Ridge House

Ken Arnold

Age 34, From Stockton, CA

Ken spent seven years in federal prison. He was involved with selling cocaine through a group that originated in Mexico. The group was under surveillance by the federal government and he, along with other group members, was incarcerated as a result.

Today he’s a functioning member of society and owns his own business.

Ken owns Sankofa Providers of Nevada, a behavioral health outpatient treatment provider that helps the mentally challenged. Ken opened the business last year and currently has 10 staff members.

While he was in prison, Ken completed his GED and went on to college. After prison, no one wanted to hire him because he was overqualified for the jobs at the companies that were willing to hire felons. One day, Ken found himself at a BBQ playing dominoes when he met a gentlemen who owned a business in town. Ken asked the man if he was hiring and quickly received a job. He worked at the company for a while before he realized he could go out on his own and do it better.

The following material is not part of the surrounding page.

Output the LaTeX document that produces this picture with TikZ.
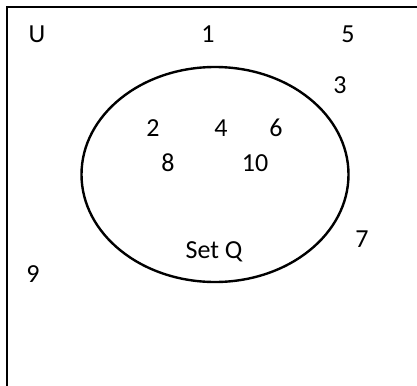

“The only way I’m going to find out if I can do it is to go out and try,” Ken said.

Ken still attends weekly group meetings at Ridge House.

He enjoys attending group meetings at Ridge House because he’s able to share his story with what he calls his “second family.”

“I like that I’m able to give input if I have advice for someone else in the group. We all have a past. We can all relate to each other,” Ken said.

During group meetings, groups discuss the 12-step recovery process, better ways to think through situations, behavioral triggers and the importance of having respect for one another.

Ken’s biggest struggle that he usually brings up during group counseling is being a single dad to his 10-year old daughter. He’s still going through the difficult task of getting reacquainted with his now pre-teen.

“I am so happy that I have Troy and Dan whom I can speak to through groups. We can piggy-back off each other. I believe in participation. If you participate, you’re going to get a lot out of it. They let us run the group but keep us on track. I’m really thankful for that,” Ken said.